**Task inputs:**
•••••

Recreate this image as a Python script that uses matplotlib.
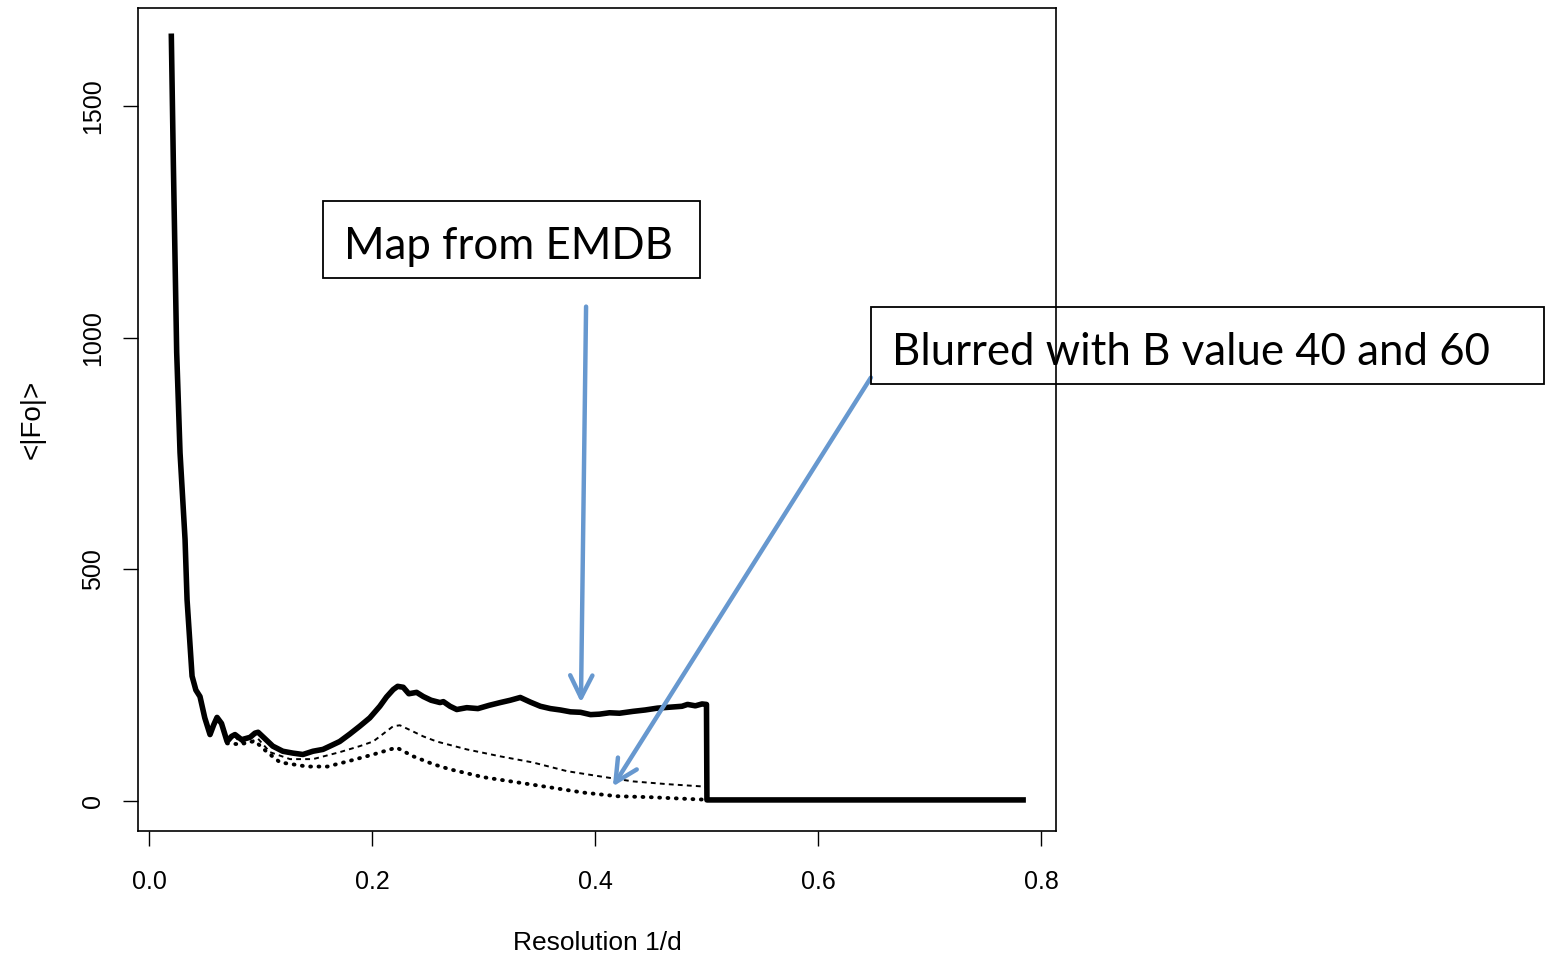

•••••

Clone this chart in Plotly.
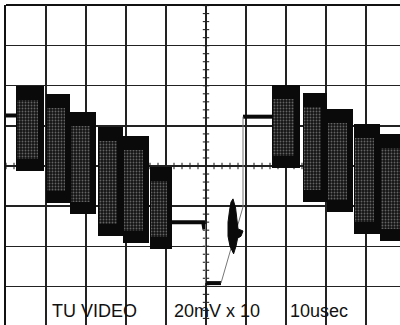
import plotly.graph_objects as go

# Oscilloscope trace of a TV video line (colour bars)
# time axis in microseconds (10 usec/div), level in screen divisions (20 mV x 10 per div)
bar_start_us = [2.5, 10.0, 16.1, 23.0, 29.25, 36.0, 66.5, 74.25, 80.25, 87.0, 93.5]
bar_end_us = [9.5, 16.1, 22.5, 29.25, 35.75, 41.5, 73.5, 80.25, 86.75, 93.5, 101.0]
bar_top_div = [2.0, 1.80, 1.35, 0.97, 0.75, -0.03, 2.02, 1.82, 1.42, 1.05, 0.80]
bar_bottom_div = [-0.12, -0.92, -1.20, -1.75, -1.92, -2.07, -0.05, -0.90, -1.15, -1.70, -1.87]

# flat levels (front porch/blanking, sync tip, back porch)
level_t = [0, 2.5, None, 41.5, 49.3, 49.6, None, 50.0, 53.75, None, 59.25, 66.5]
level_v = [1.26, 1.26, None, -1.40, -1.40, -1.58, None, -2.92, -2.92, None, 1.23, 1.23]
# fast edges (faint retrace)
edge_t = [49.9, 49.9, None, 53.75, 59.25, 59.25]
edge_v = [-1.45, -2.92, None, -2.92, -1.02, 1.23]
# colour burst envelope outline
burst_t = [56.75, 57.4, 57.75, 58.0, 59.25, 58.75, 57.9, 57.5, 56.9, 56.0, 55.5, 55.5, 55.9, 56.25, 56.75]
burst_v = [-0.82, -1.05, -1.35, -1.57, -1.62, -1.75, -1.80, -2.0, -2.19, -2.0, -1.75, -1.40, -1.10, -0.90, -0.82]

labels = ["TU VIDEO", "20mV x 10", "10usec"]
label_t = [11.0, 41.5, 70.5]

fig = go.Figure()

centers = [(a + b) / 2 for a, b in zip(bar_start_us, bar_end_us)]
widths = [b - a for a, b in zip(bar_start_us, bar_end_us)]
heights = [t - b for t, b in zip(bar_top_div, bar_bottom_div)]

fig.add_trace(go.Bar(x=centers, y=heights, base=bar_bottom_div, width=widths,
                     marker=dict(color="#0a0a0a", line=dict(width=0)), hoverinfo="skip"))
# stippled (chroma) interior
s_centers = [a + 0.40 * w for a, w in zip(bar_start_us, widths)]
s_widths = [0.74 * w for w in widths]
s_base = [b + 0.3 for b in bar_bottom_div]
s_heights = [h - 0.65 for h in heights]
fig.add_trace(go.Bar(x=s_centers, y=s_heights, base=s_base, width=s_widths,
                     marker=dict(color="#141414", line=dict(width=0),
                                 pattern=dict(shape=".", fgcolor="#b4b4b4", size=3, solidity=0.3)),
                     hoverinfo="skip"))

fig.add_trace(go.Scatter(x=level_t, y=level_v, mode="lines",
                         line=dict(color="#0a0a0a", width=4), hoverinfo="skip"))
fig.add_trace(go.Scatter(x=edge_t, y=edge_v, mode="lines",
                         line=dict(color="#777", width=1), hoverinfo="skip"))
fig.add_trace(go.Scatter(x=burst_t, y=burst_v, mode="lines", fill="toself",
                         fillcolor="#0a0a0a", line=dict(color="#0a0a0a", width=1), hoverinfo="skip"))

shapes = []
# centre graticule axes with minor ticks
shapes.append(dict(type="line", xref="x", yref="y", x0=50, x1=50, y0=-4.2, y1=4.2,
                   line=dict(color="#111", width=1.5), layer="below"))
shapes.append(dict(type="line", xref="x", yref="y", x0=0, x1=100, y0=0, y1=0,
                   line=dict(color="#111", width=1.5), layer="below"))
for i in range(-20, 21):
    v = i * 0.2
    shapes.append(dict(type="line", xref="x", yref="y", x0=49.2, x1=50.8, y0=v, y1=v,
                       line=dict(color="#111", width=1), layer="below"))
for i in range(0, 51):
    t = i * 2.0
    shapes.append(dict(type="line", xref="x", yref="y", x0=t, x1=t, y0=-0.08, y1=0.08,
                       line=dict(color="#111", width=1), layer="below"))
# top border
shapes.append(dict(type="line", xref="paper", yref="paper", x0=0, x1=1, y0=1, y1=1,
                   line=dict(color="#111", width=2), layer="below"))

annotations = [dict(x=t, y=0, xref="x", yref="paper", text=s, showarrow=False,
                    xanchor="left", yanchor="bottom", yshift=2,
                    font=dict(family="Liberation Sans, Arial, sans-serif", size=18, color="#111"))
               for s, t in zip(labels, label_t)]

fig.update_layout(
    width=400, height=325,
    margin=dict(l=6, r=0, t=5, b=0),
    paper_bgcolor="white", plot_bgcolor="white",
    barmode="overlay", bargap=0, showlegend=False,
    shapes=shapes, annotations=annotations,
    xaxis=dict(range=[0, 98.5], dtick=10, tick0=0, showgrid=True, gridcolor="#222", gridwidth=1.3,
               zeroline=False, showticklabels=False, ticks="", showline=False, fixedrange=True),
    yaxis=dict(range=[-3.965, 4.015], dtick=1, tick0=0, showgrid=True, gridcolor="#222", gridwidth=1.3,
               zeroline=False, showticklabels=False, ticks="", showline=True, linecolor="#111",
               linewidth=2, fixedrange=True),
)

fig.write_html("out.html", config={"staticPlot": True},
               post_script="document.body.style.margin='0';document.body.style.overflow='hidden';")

•••••

**Direction:**
Gather every line from the entries above where the word "this" appears, and copy them.

**Written answer:**
Recreate this image as a Python script that uses matplotlib.
Clone this chart in Plotly.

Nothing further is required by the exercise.